Do note that the c version has column-major ordering and the CUDA version has row-major. I have done several tests to make sure that the result is correct. It's just extremely slow and takes up a LOT of memory.
Any help is greatly appreciated!
EDIT: More information: N and M are on the order of a few thousand (say, 300-3000) and D is always 3. The CUDA version expects arrays to be device memory, except for variables prefixed with h_.
Before trying any CUDA-specific optimizations, profile your code to see where time is being spent.

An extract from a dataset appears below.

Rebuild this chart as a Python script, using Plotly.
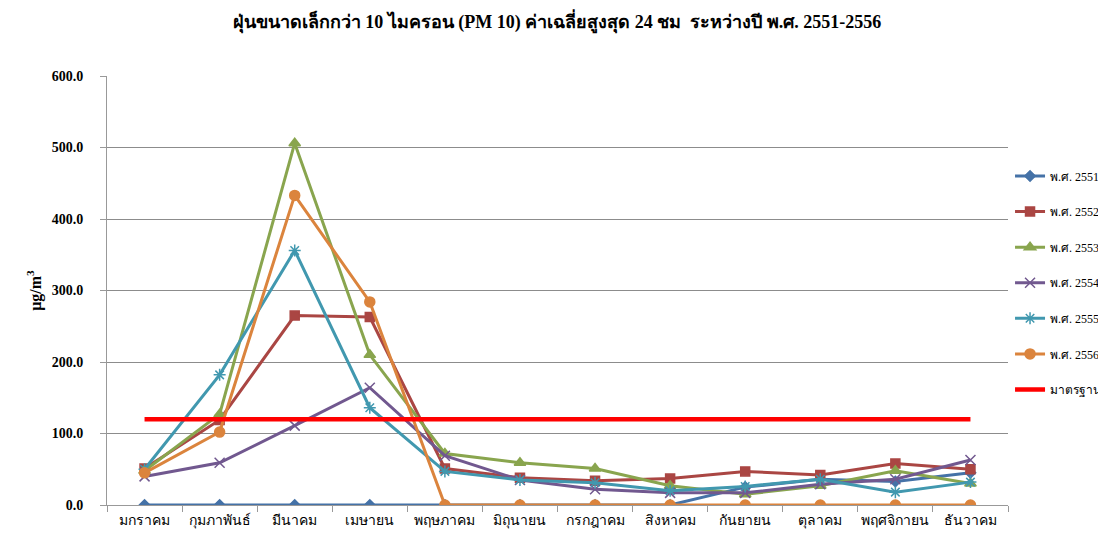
import plotly.graph_objects as go

months = ["มกราคม", "กุมภาพันธ์", "มีนาคม", "เมษายน", "พฤษภาคม", "มิถุนายน",
          "กรกฎาคม", "สิงหาคม", "กันยายน", "ตุลาคม", "พฤศจิกายน", "ธันวาคม"]

y2551 = [0, 0, 0, 0, 0, 0, 0, 0, 25, 36, 33, 45]
y2552 = [51, 119, 265, 263, 51, 38, 34, 37, 47, 42, 58, 50]
y2553 = [48, 127, 506, 210, 72, 59, 51, 27, 15, 27, 48, 30]
y2554 = [40, 59, 111, 164, 69, 35, 22, 17, 17, 29, 36, 63]
y2555 = [50, 182, 356, 136, 47, 35, 31, 20, 26, 36, 18, 32]
y2556 = [45, 102, 433, 284, 0, 0, 0, 0, 0, 0, 0, 0]
standard = [120] * 12

series = [
    ("พ.ศ. 2551", y2551, "#4572A7", "diamond", 8),
    ("พ.ศ. 2552", y2552, "#AA4643", "square", 9),
    ("พ.ศ. 2553", y2553, "#89A54E", "triangle-up", 10),
    ("พ.ศ. 2554", y2554, "#71588F", "x-thin-open", 10),
    ("พ.ศ. 2555", y2555, "#4198AF", "asterisk-open", 10),
    ("พ.ศ. 2556", y2556, "#DB843D", "circle", 10),
]

SERIF = "Liberation Serif, Times New Roman, serif"

fig = go.Figure()
for i, (name, vals, color, sym, size) in enumerate(series):
    fig.add_trace(go.Scatter(
        x=months, y=vals, name=name, mode="lines+markers",
        line=dict(color=color, width=3),
        marker=dict(symbol=sym, size=size, color=color,
                    line=dict(color=color, width=1.5)),
        legendgroup=f"g{i}",
    ))
fig.add_trace(go.Scatter(
    x=months, y=standard, name="มาตรฐาน", mode="lines",
    line=dict(color="#FF0000", width=4.5), legendgroup="g6",
))

fig.update_layout(
    width=1098, height=548,
    paper_bgcolor="white", plot_bgcolor="white",
    margin=dict(l=99, r=98, t=68, b=51),
    title=dict(text="<b>ฝุ่นขนาดเล็กกว่า 10 ไมครอน (PM 10) ค่าเฉลี่ยสูงสุด 24 ชม  ระหว่างปี พ.ศ. 2551-2556</b>",
               x=0.5, xanchor="center", y=0.9745, yanchor="middle", yref="container",
               font=dict(family=SERIF, size=18, color="black")),
    legend=dict(xref="container", yref="container",
                x=0.9126, xanchor="left", y=0.720, yanchor="top",
                font=dict(family=SERIF, size=12, color="black"),
                tracegroupgap=16.6, itemwidth=30, bgcolor="rgba(0,0,0,0)"),
    showlegend=True,
)
fig.update_xaxes(
    type="category", showgrid=False, showline=True, linecolor="#999999", linewidth=1,
    ticks="outside", tickson="boundaries", ticklen=6, tickcolor="#999999",
    tickfont=dict(family=SERIF, size=14, color="black"), ticklabelstandoff=2,
    tickangle=0, automargin=False,
    range=[-0.5, 11.5],
)
fig.update_yaxes(
    range=[0, 600], dtick=100, tickformat=".1f",
    showgrid=True, gridcolor="#8C8C8C", gridwidth=1,
    showline=True, linecolor="#999999", linewidth=1,
    ticks="outside", ticklen=6, tickcolor="#999999", ticklabelstandoff=14,
    tickfont=dict(family=SERIF, size=14, color="black", weight="bold"),
    title=dict(text="<b>μg/m<sup>3</sup></b>", font=dict(family=SERIF, size=16, color="black"), standoff=6),
    zeroline=False, automargin=False,
)

fig.write_html("out.html")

Try and arrange your array reads/writes so that each CUDA thread uses a strided access pattern. For example, currently you have
int m = threadIdx.x+blockIdx.y*blockDim.x;
int n = blockIdx.x;
if(m>=M || n>=N) return;
diff1 = x1 - y[3*m],
diff2 = x2 - y[3*m+1],
diff3 = x3 - y[3*m+2],
So thread 1 will read from y[0],y[1],y[2] etc. Instead, rearrange your data so that thread 1 reads from y[0],y[M],y[2*M] and thread 2 reads from y[1],y[M+1],y[2*M+1] etc. You should follow this access pattern for other arrays.
Also, you may want to consider whether you can avoid the use of __syncthreads(). I don't quite follow why it's necessary in this algorithm, it might be worth removing it to see if it improves performance ( even if it produces incorrect results ).
The key to good CUDA performance is almost always to make as near to optimal memory access as possible. Your memory access pattern looks very similar to matrix multiplication. I would start with a good CUDA matrix multiplication implementation, being sure to understand why it's implemented the way it is, and then modify that to suit your needs.